A choice for Ohio lawmakers: the past or the future?
So how could such a colossally bad idea be on the verge of becoming law in Ohio?
Chalk it up to two main factors: financial trouble for coal-fired power, colliding with an apparent infatuation at the General Assembly with derailing increasingly cheap renewable energy and energy efficiency.
With respect to the first factor, these are tough times for coal plant owners. The competitive dynamics in the PJM region outlined above have hastened the retirement or repowering of hundreds of coal plants over the last decade. Sierra Club points out in a report released just this week on the OVEC bailout (and aptly titled “The Worst of Both Worlds”), that this transition is “how the market is supposed to work.” As they note, “Ohio and its neighbors do not need the OVEC plants for reliability, nor do they need the pollution these plants produce or the higher costs they would impose on Ohioans.” Indeed, the transition from the expensive, inefficient coal units of yesterday to the cleaner, more efficient natural gas, wind and solar of today, is already underway. And, despite rhetoric to the contrary, the grid operator PJM—whose very job it is to keep the lights on in Ohio and across 12 other states—is well-prepared for it.
With respect to the second, Ohio’s legislature has devoted the better part of four years to various attempts to water down, freeze, or make voluntary the state’s energy efficiency and renewable energy standards. In fact, the Senate is holding hearings this week on yet another bill (HB 114) to upend Ohio’s recently-reinstated clean energy standards, while at the same time fast-tracking the OVEC bailout.
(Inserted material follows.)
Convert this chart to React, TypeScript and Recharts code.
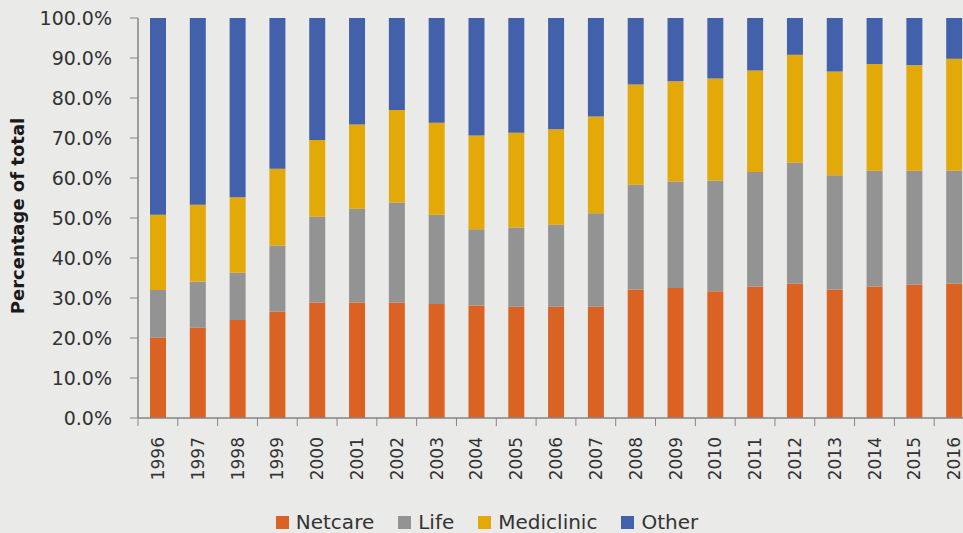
import React from 'react';
import { BarChart, Bar, XAxis, YAxis, Legend } from 'recharts';

const years = ['1996', '1997', '1998', '1999', '2000', '2001', '2002', '2003', '2004', '2005', '2006', '2007', '2008', '2009', '2010', '2011', '2012', '2013', '2014', '2015', '2016'];
const netcare = [20.1, 22.6, 24.5, 26.6, 28.9, 28.9, 28.9, 28.5, 28.1, 27.8, 27.8, 27.8, 32.1, 32.5, 31.7, 32.9, 33.6, 32.1, 32.9, 33.3, 33.6];
const life = [11.9, 11.5, 11.8, 16.5, 21.4, 23.4, 25.0, 22.3, 19.1, 19.8, 20.5, 23.4, 26.2, 26.6, 27.7, 28.6, 30.2, 28.6, 28.9, 28.5, 28.3];
const mediclinic = [18.8, 19.2, 18.9, 19.2, 19.2, 21.1, 23.1, 23.0, 23.4, 23.7, 23.9, 24.2, 25.1, 25.1, 25.5, 25.4, 27.0, 25.9, 26.7, 26.4, 27.9];
const other = [49.2, 46.7, 44.8, 37.7, 30.5, 26.6, 23.0, 26.2, 29.4, 28.7, 27.8, 24.6, 16.6, 15.8, 15.1, 13.1, 9.2, 13.4, 11.5, 11.8, 10.2];
const yTicks = [0, 10, 20, 30, 40, 50, 60, 70, 80, 90, 100];

const seriesNames = ['Netcare', 'Life', 'Mediclinic', 'Other'];
const seriesColors = ['#DA6223', '#939393', '#E3A908', '#4361AB'];

const data = years.map((y, i) => ({
  year: y,
  Netcare: netcare[i],
  Life: life[i],
  Mediclinic: mediclinic[i],
  Other: other[i],
}));

const CHART_W = 974;
const CHART_H = 533;
const Y_AXIS_W = 138;
const BAND = (CHART_W - Y_AXIS_W) / years.length;
const AXIS_COLOR = '#858585';
const FONT = '"DejaVu Sans", sans-serif';

const XTick = (props: any) => {
  const { x, y, payload } = props;
  const bx = x - BAND / 2;
  return (
    <g>
      <line x1={bx} y1={y} x2={bx} y2={y + 8} stroke={AXIS_COLOR} strokeWidth={1} />
      <text
        x={x}
        y={y + 19}
        transform={`rotate(-90, ${x}, ${y + 19})`}
        textAnchor="end"
        dy="0.36em"
        fontFamily={FONT}
        fontSize={17}
        fill="#333"
      >
        {payload.value}
      </text>
    </g>
  );
};

const renderLegend = () => (
  <div style={{ display: 'flex', justifyContent: 'center', paddingTop: 9, fontFamily: FONT, fontSize: 20, color: '#333' }}>
    {seriesNames.map((name, i) => (
      <div key={name} style={{ display: 'flex', alignItems: 'center', marginRight: i < seriesNames.length - 1 ? 24 : 0 }}>
        <span style={{ display: 'inline-block', width: 13, height: 13, background: seriesColors[i], marginRight: 7 }} />
        <span style={{ lineHeight: '20px' }}>{name}</span>
      </div>
    ))}
  </div>
);

const YTitle = () => (
  <text
    x={17}
    y={216}
    transform="rotate(-90, 17, 216)"
    textAnchor="middle"
    dominantBaseline="central"
    fontFamily={FONT}
    fontWeight="bold"
    fontSize={18}
    fill="#1a1a1a"
  >
    Percentage of total
  </text>
);

export default function App() {
  return (
    <div style={{ position: 'absolute', left: 0, top: 0, width: 963, height: 533, overflow: 'hidden', background: '#EAEAE8' }}>
      <BarChart
        width={CHART_W}
        height={CHART_H}
        data={data}
        margin={{ top: 18, right: 0, bottom: 0, left: 0 }}
        barSize={16}
      >
        <XAxis
          dataKey="year"
          interval={0}
          height={85}
          tickLine={false}
          tickSize={0}
          tickMargin={0}
          axisLine={{ stroke: AXIS_COLOR, strokeWidth: 1.5 }}
          tick={<XTick />}
        />
        <YAxis
          width={Y_AXIS_W}
          domain={[0, 100]}
          ticks={yTicks}
          tickFormatter={(v: number) => `${v.toFixed(1)}%`}
          axisLine={{ stroke: AXIS_COLOR, strokeWidth: 1.5 }}
          tickLine={{ stroke: AXIS_COLOR }}
          tickSize={8}
          tickMargin={18}
          tick={{ fontFamily: FONT, fontSize: 19, fill: '#333' }}
          label={<YTitle />}
        />
        <Legend verticalAlign="bottom" height={30} content={renderLegend} />
        {seriesNames.map((name, i) => (
          <Bar key={name} dataKey={name} stackId="a" fill={seriesColors[i]} isAnimationActive={false} />
        ))}
      </BarChart>
    </div>
  );
}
Similar subsidies for FirstEnergy’s failing nuclear plants were also pursued by lawmakers in recent months, though those efforts appear to have stalled for the time being.
But the pattern is stark—a dogged preference amongst lawmakers for the dirty, expensive, fossil-based power of yesterday, coupled with a distinct aversion to the cleaner, cheaper power sources that are already dominating the energy landscape.
So the question now remains, what will lawmakers do?
... Will they step off this hamster wheel of propping up aging power plants and stop rewarding bad decisions by allowing utilities to dig deep into the pockets of Ohio consumers?
... Will they choose instead to invest in renewable energy and energy efficiency which have already saved Ohioans over $1.5 billion in energy costs to date and contributed over 100,000 jobs to the state economy?
... Or will they waste billions of consumer dollars on power plants that have no future and that no serious investor would ever take a gamble on?
The time is right for Ohio to reject the OVEC bailout (and its ilk) and catch the wave of clean energy opportunities that is sweeping across the region and the country.
This would send the clear message that Ohio is not satisfied with living in the past and is finally ready to retire the Studebaker to its proper place in American history.